■ Information supplied ■
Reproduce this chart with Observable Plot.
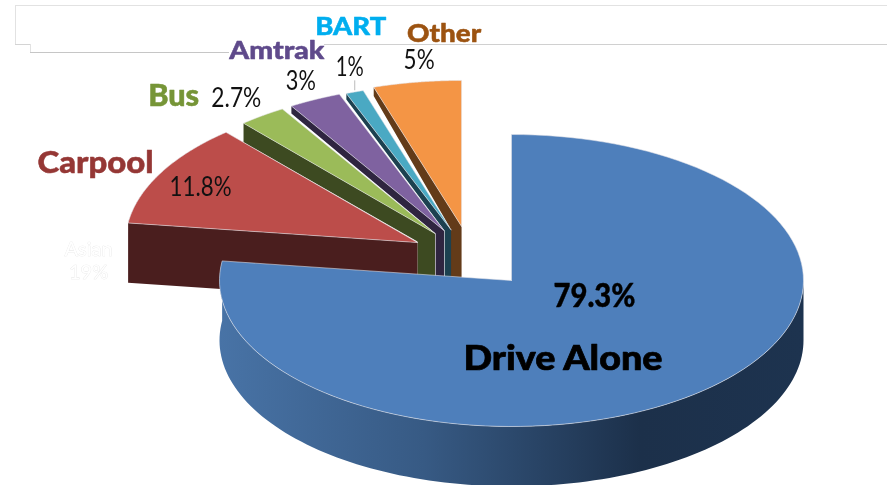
<!DOCTYPE html>
<html>
<head>
<meta charset="utf-8">
<script src="https://cdn.jsdelivr.net/npm/d3@7"></script>
<script src="https://cdn.jsdelivr.net/npm/@observablehq/plot@0.6"></script>
<style>
  html,body{margin:0;padding:0;background:#fff;}
  #wrap{position:relative;width:887px;height:485px;overflow:hidden;}
  #wrap .f{position:absolute;background:#e2e2e2;}
  #chart{position:absolute;left:0;top:0;filter:blur(0.5px);}
  #chart svg{display:block;background:transparent;}
  #chart text{font-family:Lato,"Noto Sans",sans-serif;}
</style>
</head>
<body>
<div id="wrap">
  <div class="f" style="left:15px;top:5px;width:872px;height:1px"></div>
  <div class="f" style="left:15px;top:5px;width:1px;height:39px"></div>
  <div class="f" style="left:15px;top:44px;width:16px;height:1px;background:#d4d4d4"></div>
  <div class="f" style="left:30px;top:44px;width:1px;height:8px"></div>
  <div class="f" style="left:30px;top:52px;width:199px;height:1px;background:#c6c6c6"></div>
  <div class="f" style="left:324px;top:44px;width:563px;height:1px;background:#d0d0d0"></div>
  <div id="chart"></div>
</div>
<script>
// ---- data ----
const modes   = ["Drive Alone", "Carpool", "Bus", "Amtrak", "BART", "Other"];
const shares  = [79.3, 11.8, 2.7, 3, 1, 5];
const pctText = ["79.3%", "11.8%", "2.7%", "3%", "1%", "5%"];
const ghostText = ["Asian", "19%"];

// ---- styling ----
const topColors  = ["#4E7FBB", "#BC4D4A", "#9BBB59", "#7F62A0", "#4AA9C3", "#F49545"];
const wallColors = ["url(#mainWall)", "#4A1E1E", "#3D4A21", "#2F2540", "#1C4150", "#633B19"];
const nameColors = ["#000000", "#953735", "#769537", "#5F4A8B", "#00AEEF", "#9C5311"];

// explosion of each slice, in radii of the pie
const explodeX = [0, -0.322, -0.262, -0.231, -0.207, -0.171];
const explodeY = [0, -0.26, -0.322, -0.342, -0.347, -0.37];
// visible part of each side wall, in radii of the pie
const wallW    = [0, 0, 0.06, 0.029, 0.022, 0.04];
const wallEdge = [0, 0, 0.055, 0.02, 0.007, 0.007];
const wallStep = [0, 0, 0.13, 0.05, 0.04, 0.06];
const depth = 0.41;

const total = d3.sum(shares);
let acc = 0;
const slices = shares.map((v, i) => {
  const t0 = acc / total * 2 * Math.PI;
  acc += v;
  const t1 = acc / total * 2 * Math.PI;
  return {i, t0, t1, cx: explodeX[i], cy: explodeY[i]};
});
const pt = (s, t, dv = 0) => ({x: s.cx + Math.sin(t), y: s.cy - Math.cos(t) + dv});
const arc = (s, a, b, dv = 0) => d3.range(0, 121).map(k => pt(s, a + (b - a) * k / 120, dv));
const topFace = s => [{x: s.cx, y: s.cy}, ...arc(s, s.t0, s.t1), {x: s.cx, y: s.cy}];
const midArc = s => pt(s, (s.t0 + s.t1) / 2);

function wall(s) {
  if (s.i === 0) {
    const a = Math.PI / 2, b = s.t1;
    return [...arc(s, a, b), ...arc(s, b, a, depth), pt(s, a)];
  }
  const o = pt(s, s.t0);
  if (s.i === 1) {
    return [o, {x: s.cx, y: s.cy}, {x: s.cx, y: s.cy + depth}, {x: o.x, y: o.y + depth}, o];
  }
  const w = wallW[s.i];
  return [o, {x: s.cx, y: s.cy}, {x: s.cx, y: s.cy + depth}, {x: s.cx - w, y: s.cy + depth},
          {x: s.cx - w, y: s.cy + wallEdge[s.i]}, {x: o.x, y: o.y + wallStep[s.i]}, o];
}

// len = the width each label takes in the picture
const labels = [
  {i: 0, text: modes[0],   at: {x: 0, y: 0}, dx: 51.5, dy: 78, size: 35, weight: 900, len: 199, halo: 0.7},
  {i: 0, text: pctText[0], at: {x: 0, y: 0}, dx: 83,   dy: 16, size: 32, weight: 900, len: 82, halo: 0.4},
  {i: 1, text: modes[1],   s: 1, dx: -65,  dy: -9.6, size: 29.5, weight: 900, len: 116, halo: 0.5},
  {i: 2, text: modes[2],   s: 2, dx: -88.7, dy: -19, size: 29.5, weight: 900, len: 51, halo: 0.5},
  {i: 3, text: modes[3],   s: 3, dx: -38,  dy: -48.5, size: 25.5, weight: 900, len: 95, halo: 0.5},
  {i: 4, text: modes[4],   s: 4, dx: -4,   dy: -65.5, size: 25.5, weight: 900, len: 71, halo: 0.5},
  {i: 5, text: modes[5],   s: 5, dx: 27,   dy: -48.7, size: 25.5, weight: 900, len: 74, halo: 0.5},
  {i: 9, text: pctText[1], s: 1, dx: 40,   dy: 14, size: 26, weight: 400, len: 62, halo: 0},
  {i: 9, text: pctText[2], s: 2, dx: -26,  dy: -17, size: 26, weight: 400, len: 50, halo: 0},
  {i: 9, text: pctText[3], s: 3, dx: -14,  dy: -17.5, size: 26, weight: 400, len: 30, halo: 0},
  {i: 9, text: pctText[4], s: 4, dx: -5,   dy: -24.5, size: 26, weight: 400, len: 28, halo: 0},
  {i: 9, text: pctText[5], s: 5, dx: 2,    dy: -21.7, size: 26, weight: 400, len: 31, halo: 0}
];

const gradient = () => {
  const svg = d3.create("svg:g");
  const g = svg.append("defs").append("linearGradient").attr("id", "mainWall");
  [[0, "#4873A6"], [0.35, "#375A84"], [0.72, "#1C304A"], [1, "#1D334F"]]
    .forEach(([o, c]) => g.append("stop").attr("offset", o).attr("stop-color", c));
  return svg.node();
};

const order = [5, 4, 3, 2, 1, 0];
const polyMarks = order.flatMap(i => {
  const s = slices[i];
  return [
    Plot.line(wall(s), {x: "x", y: "y", fill: wallColors[i], stroke: "none"}),
    Plot.line(topFace(s), {x: "x", y: "y", fill: topColors[i], stroke: "#e4e4ea", strokeWidth: 0.7, strokeOpacity: 0.8})
  ];
});

const textMarks = labels.map(l => {
  const a = l.at || midArc(slices[l.s]);
  const color = l.i === 9 ? "#111111" : nameColors[l.i];
  return Plot.text([a], {
    x: "x", y: "y", text: () => l.text, dx: l.dx, dy: l.dy,
    fontSize: l.size, fontWeight: l.weight,
    fill: color, stroke: l.halo ? color : "none", strokeWidth: l.halo,
    textAnchor: "middle", lineAnchor: "middle",
    className: "lab"
  });
});

const ghostAt = midArc(slices[1]);
const ghostMarks = ghostText.map((t, k) => Plot.text([ghostAt], {
  x: "x", y: "y", text: () => t, dx: -72, dy: 76.4 + 23 * k, fontSize: 20,
  fill: "#ffffff", stroke: "#e4e4e4", strokeWidth: 0.6, paintOrder: "stroke",
  textAnchor: "middle", lineAnchor: "middle"
}));

const bartMid = midArc(slices[4]);
const leader = Plot.link([bartMid], {
  x1: "x", y1: d => d.y - 0.012, x2: "x", y2: d => d.y - 0.08,
  stroke: "#bbbbbb", strokeWidth: 1
});

const plot = Plot.plot({
  width: 887, height: 485,
  marginTop: 0, marginRight: 0, marginBottom: 0, marginLeft: 0,
  x: {domain: [-511 / 292, 376 / 292], range: [0, 887], axis: null},
  y: {domain: [-280 / 146, 205 / 146], range: [0, 485], axis: null},
  style: {background: "transparent"},
  marks: [gradient, ...polyMarks, leader, ...ghostMarks, ...textMarks]
});
// the reference type is wider than Lato: stretch each label to its measured width
plot.querySelectorAll("g.lab text, text.lab").forEach((el, k) => {
  el.setAttribute("textLength", labels[k].len);
  el.setAttribute("lengthAdjust", "spacingAndGlyphs");
});
document.getElementById("chart").appendChild(plot);
</script>
</body>
</html>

■ Direction ■
Write out each line of the data that holds the string "chart".

■ Answer to this exercise ■
Reproduce this chart with Observable Plot.
  #chart{position:absolute;left:0;top:0;filter:blur(0.5px);}
  #chart svg{display:block;background:transparent;}
  #chart text{font-family:Lato,"Noto Sans",sans-serif;}
  <div id="chart"></div>
document.getElementById("chart").appendChild(plot);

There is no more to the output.